Vittel, Contrex, Hépar, Perrier, St-Yorre… Réputées les plus pures et vitrines de la France à l’étranger, les plus grandes marques d’eau en bouteille ont reçu depuis de nombreuses années des traitements non conformes à la réglementation, notamment en raison de contaminations sporadiques d’origine bactérienne ou chimique. Autorisées sur l’eau du robinet ou sur les « eaux rendues potables par traitements », ces techniques de purification sont interdites sur les « eaux de source » ou « eaux minérales naturelles ». Celles-ci sont, en effet, censées provenir de ressources souterraines préservées et ne doivent ainsi pas subir de désinfection.
L’enquête conduite conjointement, depuis plusieurs mois, par la cellule investigation de Radio France et Le Monde met au jour l’utilisation généralisée de tels traitements non conformes, avec des millions de consommateurs non informés voire floués depuis de nombreuses années, et des milliers d’emplois en jeu dans toute la France.
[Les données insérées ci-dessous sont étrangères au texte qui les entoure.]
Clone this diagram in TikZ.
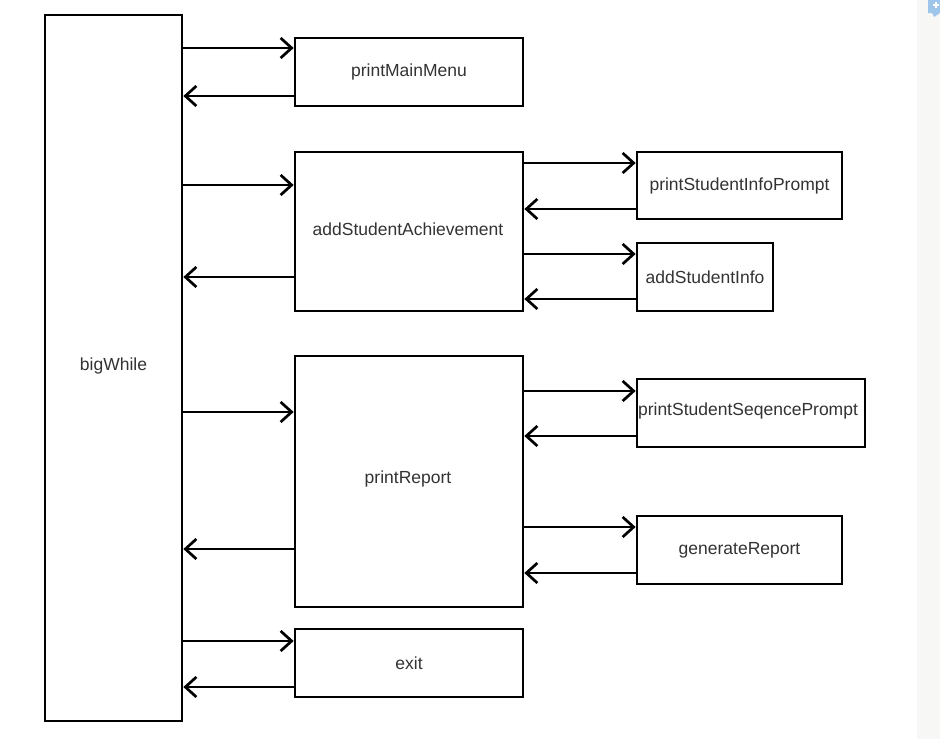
\documentclass[tikz,border=0pt]{standalone}
\usepackage{fontspec}
\setmainfont{Liberation Sans}
\usetikzlibrary{arrows.meta}
\definecolor{inkgray}{HTML}{333333}
\definecolor{sidebar}{HTML}{F7F8F5}
\definecolor{badge}{HTML}{9EC5EA}
\begin{document}
\begin{tikzpicture}[x=1pt,y=-1pt,
  label font/.style={font=\fontsize{17.5}{20}\selectfont, text=inkgray},
  block/.style={draw=black, line width=2.7pt, fill=white, inner sep=0pt, label font},
  call/.style={line width=2.7pt, -{Straight Barb[length=11pt,width=20pt,line width=2.7pt]}},
]
\useasboundingbox (0,0) rectangle (940,739);
\fill[white] (0,0) rectangle (940,739);
% side panel with its badge
\fill[sidebar] (917,0) rectangle (940,739);
\fill[badge] (928,0) rectangle (940,13) -- (934,17) -- (932,13) -- cycle;
\draw[white, line width=1.2pt] (936,2) -- (936,8) (933,5) -- (939,5);

% main loop
\node[block, minimum width=137pt, minimum height=706pt] (bigWhile) at (113.5,368) {};
\node[label font] (bigWhileLbl) at (113.5,366) {bigWhile};

% first-level functions
\node[block, minimum width=228pt, minimum height=68pt]  (pmm)  at (409,72)    {printMainMenu};
\node[block, minimum width=228pt, minimum height=159pt] (asa)  at (409,231.5) {};
\node[label font] (asaLbl) at (408,229) {addStudentAchievement};
\node[block, minimum width=228pt, minimum height=251pt] (pr)   at (409,481.5) {};
\node[label font] (prLbl) at (408,479) {printReport};
\node[block, minimum width=228pt, minimum height=68pt]  (ex)   at (409,663)   {exit};

% second-level functions
\node[block, minimum width=205pt, minimum height=67pt] (psip) at (739.5,185.5) {printStudentInfoPrompt};
\node[block, minimum width=136pt, minimum height=68pt] (asi)  at (705,277)     {addStudentInfo};
\node[block, minimum width=228pt, minimum height=68pt] (pssp) at (751,413)     {};
\node[label font] (psspLbl) at (748,411) {printStudentSeqencePrompt};
\node[block, minimum width=205pt, minimum height=68pt] (gr)   at (739.5,550)   {generateReport};

% calls and returns from the loop
\draw[call] (bigWhile.east |- 0,48)  -- (pmm.west |- 0,48);
\draw[call] (pmm.west |- 0,96)       -- (bigWhile.east |- 0,96);
\draw[call] (bigWhile.east |- 0,185) -- (asa.west |- 0,185);
\draw[call] (asa.west |- 0,277)      -- (bigWhile.east |- 0,277);
\draw[call] (bigWhile.east |- 0,412) -- (pr.west |- 0,412);
\draw[call] (pr.west |- 0,549)       -- (bigWhile.east |- 0,549);
\draw[call] (bigWhile.east |- 0,641) -- (ex.west |- 0,641);
\draw[call] (ex.west |- 0,687)       -- (bigWhile.east |- 0,687);

% calls and returns of the nested functions
\draw[call] (asa.east |- 0,163) -- (psip.west |- 0,163);
\draw[call] (psip.west |- 0,209) -- (asa.east |- 0,209);
\draw[call] (asa.east |- 0,254) -- (asi.west |- 0,254);
\draw[call] (asi.west |- 0,299) -- (asa.east |- 0,299);
\draw[call] (pr.east |- 0,391)  -- (pssp.west |- 0,391);
\draw[call] (pssp.west |- 0,436) -- (pr.east |- 0,436);
\draw[call] (pr.east |- 0,527)  -- (gr.west |- 0,527);
\draw[call] (gr.west |- 0,573)  -- (pr.east |- 0,573);
\end{tikzpicture}
\end{document}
Selon nos informations, un tiers au moins des marques françaises d’eau de source et d’eau minérale auraient été, ou seraient encore, en délicatesse avec la réglementation.
Informé depuis août 2021 des pratiques illicites du groupe Nestlé Waters (Vittel, Hépar, Perrier, etc.), le gouvernement a, jusqu’à présent, tenté de gérer la crise avec la plus grande discrétion. L’affaire a été suivie au plus haut niveau, avec la décision prise, le 22 février 2023, au terme d’une réunion interministérielle, d’assouplir la réglementation par voie d’arrêtés préfectoraux. Et ce, afin d’autoriser des pratiques de microfiltration réputées jusqu’ici non conformes et de permettre ainsi la poursuite de l’exploitation de plusieurs sites.
Contaminations délibérément cachées aux autorités
La conformité de ces assouplissements réglementaires à la loi européenne est toutefois sujette à caution. Selon nos informations, la France n’a informé de la situation ni la Commission européenne ni les Etats membres, comme elle était supposée le faire en vertu de la directive 2009-54-CE.
Interrogée à la mi-janvier par écrit, Nestlé Waters – dont la totalité des marques étaient concernées – n’a répondu aux sollicitations du Monde et de Radio France que le dimanche 28 janvier. Sachant que l’information serait rendue publique, la firme a préféré prendre les devants pour reconnaître ses pratiques du passé, en les édulcorant, lundi, dans Les Echos. « Il y a eu des erreurs, conduisant à des enjeux de conformité, a déclaré au quotidien économique Muriel Lienau, présidente de Nestlé Waters. Tout en garantissant la sécurité alimentaire, nous avons utilisé des mesures de protection qui n’étaient pas en ligne avec le cadre réglementaire ou avec son interprétation. » La firme invoque la nécessité « de surmonter l’impact du dérèglement climatique et la montée du stress hydrique qui affectaient en partie la minéralité de ses eaux », jamais la présence de bactéries ou de métabolites de pesticides dans ses eaux brutes.